» Exercise aim:
Retype nothing but the lines from the start of the material up to and including the line with "['>8·0', '≥6·7', '≥6·1', '≥8·0', '>6·7', '>6·7', '≥8·0', ''];". Pictures don't belong in the copy.

— START Provided data —

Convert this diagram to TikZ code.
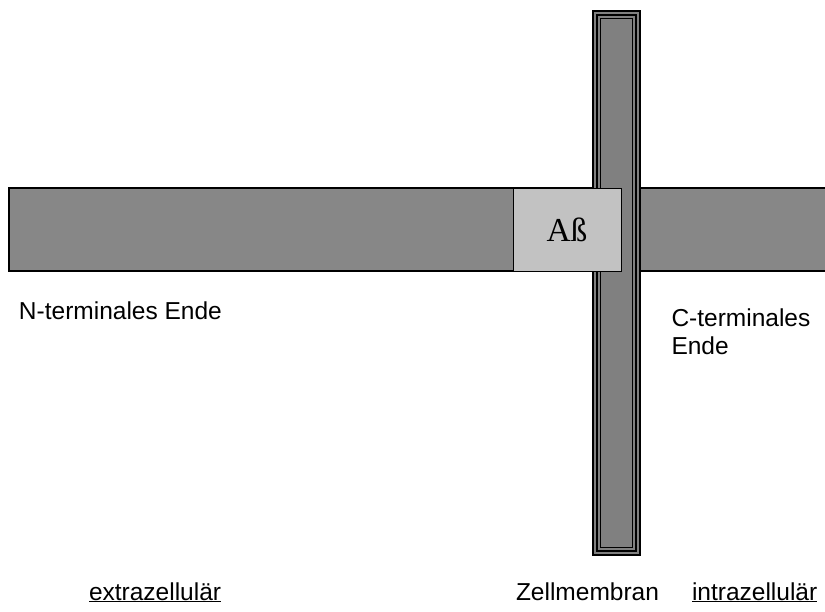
\documentclass[tikz,border=0pt]{standalone}
\usepackage{fontspec}
\setmainfont{Liberation Serif}
\newfontfamily\arialfont{Liberation Sans}
\begin{document}
\begin{tikzpicture}[x=1pt,y=-1pt,
  lbl/.style={font=\arialfont\fontsize{24.5}{28}\selectfont, inner sep=0pt, outer sep=0pt, anchor=base west},
  barfill/.style={fill=black!47, draw=black, line width=1.3pt},
  memline/.style={draw=black, line width=1.6pt},
  abox/.style={fill=black!24, draw=black, line width=0.8pt}]
\useasboundingbox (0,0) rectangle (825,611);
\clip (0,0) rectangle (825,611);
% peptide bar
\path[barfill] (9,188) rectangle (840,271);
% membrane
\fill[black!50] (592,10) rectangle (641,556);
\draw[memline] (593,11) rectangle (640,555);
\draw[memline] (597,15) rectangle (636,551);
\draw[memline] (600.5,18.5) rectangle (632.5,547.5);
% Abeta box
\node[abox, minimum width=108pt, minimum height=83pt, inner sep=0pt, anchor=north west] (ab) at (513,188) {};
\node[inner sep=0pt, anchor=base, font=\fontsize{33.5}{36}\selectfont] (abt) at (567,241.7) {Aß};
% labels
\node[lbl] (nterm) at (19,319.3) {N-terminales Ende};
\node[lbl] (cterm1) at (671.5,326) {C-terminales};
\node[lbl] (cterm2) at (671.5,354.3) {Ende};
\node[lbl] (extra) at (89,600) {\underline{extrazellulär}};
\node[lbl] (zell) at (516,600) {Zellmembran};
\node[lbl] (intra) at (692,600) {\underline{intrazellulär}};
\end{tikzpicture}
\end{document}
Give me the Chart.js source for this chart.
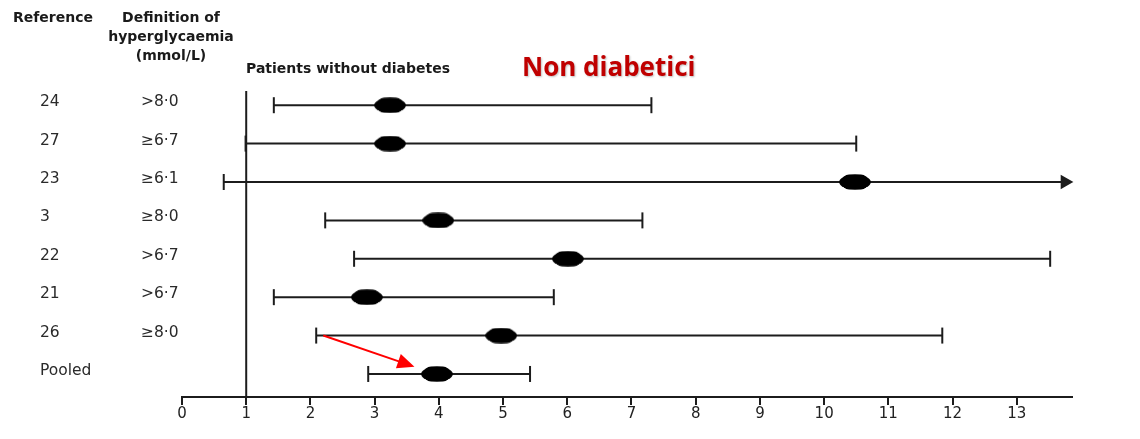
<!DOCTYPE html>
<html>
<head>
<meta charset="utf-8">
<title>Patients without diabetes – forest plot</title>
<script src="https://cdn.jsdelivr.net/npm/chart.js@4.4.1/dist/chart.umd.min.js"></script>
<style>
  html, body { margin: 0; padding: 0; background: #ffffff; }
  #wrap { position: relative; width: 1140px; height: 439px; }
</style>
</head>
<body>
<div id="wrap"><canvas id="forest"></canvas></div>
<script>
// Study rows, top to bottom
const references  = ['24', '27', '23', '3', '22', '21', '26', 'Pooled'];
const definitions = ['>8·0', '≥6·7', '≥6·1', '≥8·0', '>6·7', '>6·7', '≥8·0', ''];

// Relative risk estimates with 95% confidence limits
const estimates = [3.24, 3.24, 10.48, 3.99, 6.01, 2.88, 4.97, 3.97];
const lowerCI   = [1.43, 0.99, 0.65, 2.23, 2.68, 1.43, 2.09, 2.90];
const upperCI   = [7.31, 10.50, 13.75, 7.17, 13.52, 5.79, 11.84, 5.42];
// Upper limit runs past the end of the axis (drawn as an arrow)
const truncated = [false, false, true, false, false, false, false, false];

// Axis
const xTicks = [0, 1, 2, 3, 4, 5, 6, 7, 8, 9, 10, 11, 12, 13];
const xMin = 0;
const xMax = 13.86;
const yMin = -0.37;
const yMax = 7.6;
const nullValue = 1;

// Highlight arrow (from study 26 towards the pooled estimate)
const arrowFrom = [2.2, 6];
const arrowTo   = [3.62, 6.81];

const INK = '#1c1c1c';

// Black oval used for point estimates
function makeOval() {
  const c = document.createElement('canvas');
  c.width = 32; c.height = 16;
  const g = c.getContext('2d');
  g.fillStyle = '#000';
  g.beginPath();
  g.ellipse(16, 8, 15.8, 7.6, 0, 0, Math.PI * 2);
  g.fill();
  g.beginPath();
  g.roundRect(3, 0.5, 26, 15, 7);
  g.fill();
  return c;
}
const oval = makeOval();

const datasets = [];

// Vertical line of no effect
datasets.push({
  type: 'line',
  data: [{ x: nullValue, y: yMin }, { x: nullValue, y: yMax }],
  borderColor: INK, borderWidth: 2, pointRadius: 0, clip: false, order: 3
});

// Confidence interval whiskers
references.forEach((r, i) => {
  datasets.push({
    type: 'line',
    data: [{ x: lowerCI[i], y: i }, { x: upperCI[i], y: i }],
    borderColor: INK,
    borderWidth: 2,
    pointStyle: ['line', truncated[i] ? 'triangle' : 'line'],
    pointRotation: 90,
    pointRadius: [8, truncated[i] ? 6.5 : 8],
    pointBorderColor: INK,
    pointBackgroundColor: INK,
    pointBorderWidth: 2,
    clip: false,
    order: 2
  });
});

// Point estimates
datasets.push({
  type: 'scatter',
  data: estimates.map((v, i) => ({ x: v, y: i })),
  pointStyle: oval,
  pointRadius: 10,
  clip: false,
  order: 1
});

// Row labels, column headers, panel titles and the red arrow
const annotations = {
  id: 'annotations',
  afterDatasetsDraw(chart) {
    const { ctx, scales: { x, y } } = chart;
    ctx.save();

    // arrow
    const x0 = x.getPixelForValue(arrowFrom[0]), y0 = y.getPixelForValue(arrowFrom[1]);
    const x1 = x.getPixelForValue(arrowTo[0]),   y1 = y.getPixelForValue(arrowTo[1]);
    const ang = Math.atan2(y1 - y0, x1 - x0);
    const head = 17, half = 7.5;
    const bx = x1 - head * Math.cos(ang), by = y1 - head * Math.sin(ang);
    ctx.strokeStyle = '#ff0000';
    ctx.fillStyle = '#ff0000';
    ctx.lineWidth = 2;
    ctx.beginPath(); ctx.moveTo(x0, y0); ctx.lineTo(bx + 2 * Math.cos(ang), by + 2 * Math.sin(ang)); ctx.stroke();
    ctx.beginPath();
    ctx.moveTo(x1, y1);
    ctx.lineTo(bx + half * Math.sin(ang), by - half * Math.cos(ang));
    ctx.lineTo(bx - half * Math.sin(ang), by + half * Math.cos(ang));
    ctx.closePath(); ctx.fill();

    // row labels
    ctx.fillStyle = '#2a2a2a';
    ctx.font = '15.5px "DejaVu Sans"';
    ctx.textBaseline = 'middle';
    ctx.textAlign = 'left';
    references.forEach((r, i) => {
      const py = y.getPixelForValue(i) - 3;
      ctx.fillText(r, 40, py);
      if (definitions[i]) ctx.fillText(definitions[i], 141, py);
    });

    // column headers
    ctx.fillStyle = '#1a1a1a';
    ctx.font = 'bold 14px "DejaVu Sans"';
    ctx.textBaseline = 'alphabetic';
    ctx.textAlign = 'center';
    ctx.fillText('Reference', 53, 22);
    ctx.fillText('Definition of', 171, 22);
    ctx.fillText('hyperglycaemia', 171, 41);
    ctx.fillText('(mmol/L)', 171, 60);
    ctx.textAlign = 'left';
    ctx.fillText('Patients without diabetes', 246, 73);

    // panel title
    ctx.font = 'bold 26px "Open Sans"';
    ctx.fillStyle = '#c00000';
    ctx.shadowColor = 'rgba(0,0,0,0.25)';
    ctx.shadowBlur = 2;
    ctx.shadowOffsetX = 1;
    ctx.shadowOffsetY = 1;
    ctx.fillText('Non diabetici', 522, 76);
    ctx.restore();
  }
};

new Chart(document.getElementById('forest'), {
  type: 'line',
  data: { datasets },
  options: {
    responsive: true,
    maintainAspectRatio: false,
    animation: false,
    events: [],
    layout: { padding: { left: 182, right: 68, top: 91, bottom: 16 } },
    plugins: { legend: { display: false }, tooltip: { enabled: false } },
    scales: {
      x: {
        type: 'linear',
        min: xMin,
        max: xMax,
        afterBuildTicks(axis) { axis.ticks = xTicks.map(v => ({ value: v })); },
        border: { display: true, color: INK, width: 2 },
        grid: { drawOnChartArea: false, drawTicks: true, tickLength: 8, color: INK, lineWidth: 2 },
        ticks: {
          color: '#222',
          font: { family: 'DejaVu Sans', size: 15 },
          padding: 0,
          maxRotation: 0,
          autoSkip: false
        }
      },
      y: {
        type: 'linear',
        reverse: true,
        min: yMin,
        max: yMax,
        display: false
      }
    }
  },
  plugins: [annotations]
});
</script>
</body>
</html>
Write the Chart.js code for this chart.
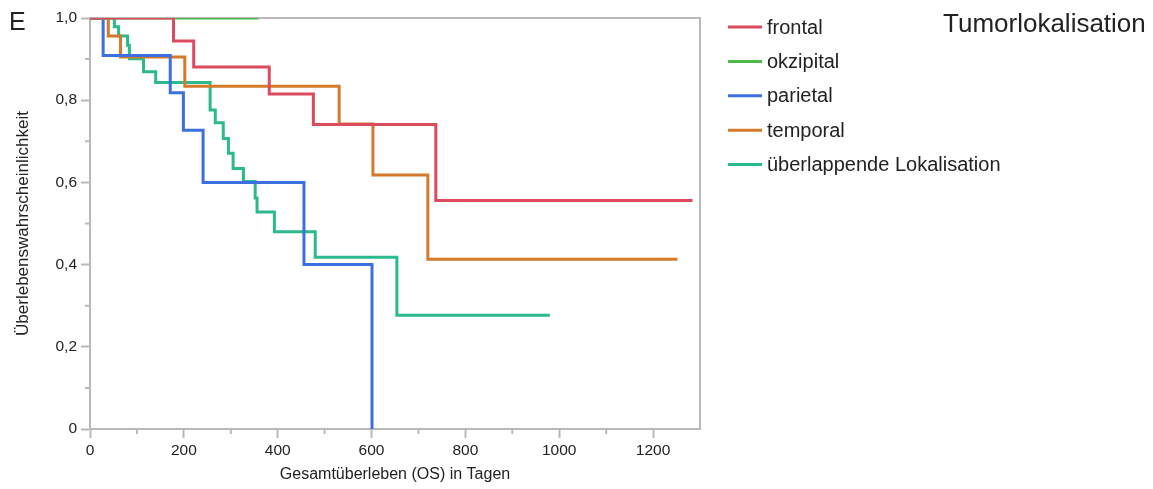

— END Provided data —

» Output of the task:
Convert this diagram to TikZ code.
\documentclass[tikz,border=0pt]{standalone}
\usepackage{fontspec}
\setmainfont{Liberation Serif}
\newfontfamily\arialfont{Liberation Sans}
\begin{document}
\begin{tikzpicture}[x=1pt,y=-1pt,
  lbl/.style={font=\arialfont\fontsize{24.5}{28}\selectfont, inner sep=0pt, outer sep=0pt, anchor=base west},
  barfill/.style={fill=black!47, draw=black, line width=1.3pt},
  memline/.style={draw=black, line width=1.6pt},
  abox/.style={fill=black!24, draw=black, line width=0.8pt}]
\useasboundingbox (0,0) rectangle (825,611);
\clip (0,0) rectangle (825,611);
% peptide bar
\path[barfill] (9,188) rectangle (840,271);
% membrane
\fill[black!50] (592,10) rectangle (641,556);
\draw[memline] (593,11) rectangle (640,555);
\draw[memline] (597,15) rectangle (636,551);
\draw[memline] (600.5,18.5) rectangle (632.5,547.5);
% Abeta box
\node[abox, minimum width=108pt, minimum height=83pt, inner sep=0pt, anchor=north west] (ab) at (513,188) {};
\node[inner sep=0pt, anchor=base, font=\fontsize{33.5}{36}\selectfont] (abt) at (567,241.7) {Aß};
% labels
\node[lbl] (nterm) at (19,319.3) {N-terminales Ende};
\node[lbl] (cterm1) at (671.5,326) {C-terminales};
\node[lbl] (cterm2) at (671.5,354.3) {Ende};
\node[lbl] (extra) at (89,600) {\underline{extrazellulär}};
\node[lbl] (zell) at (516,600) {Zellmembran};
\node[lbl] (intra) at (692,600) {\underline{intrazellulär}};
\end{tikzpicture}
\end{document}
Give me the Chart.js source for this chart.
<!DOCTYPE html>
<html>
<head>
<meta charset="utf-8">
<title>Patients without diabetes – forest plot</title>
<script src="https://cdn.jsdelivr.net/npm/chart.js@4.4.1/dist/chart.umd.min.js"></script>
<style>
  html, body { margin: 0; padding: 0; background: #ffffff; }
  #wrap { position: relative; width: 1140px; height: 439px; }
</style>
</head>
<body>
<div id="wrap"><canvas id="forest"></canvas></div>
<script>
// Study rows, top to bottom
const references  = ['24', '27', '23', '3', '22', '21', '26', 'Pooled'];
const definitions = ['>8·0', '≥6·7', '≥6·1', '≥8·0', '>6·7', '>6·7', '≥8·0', ''];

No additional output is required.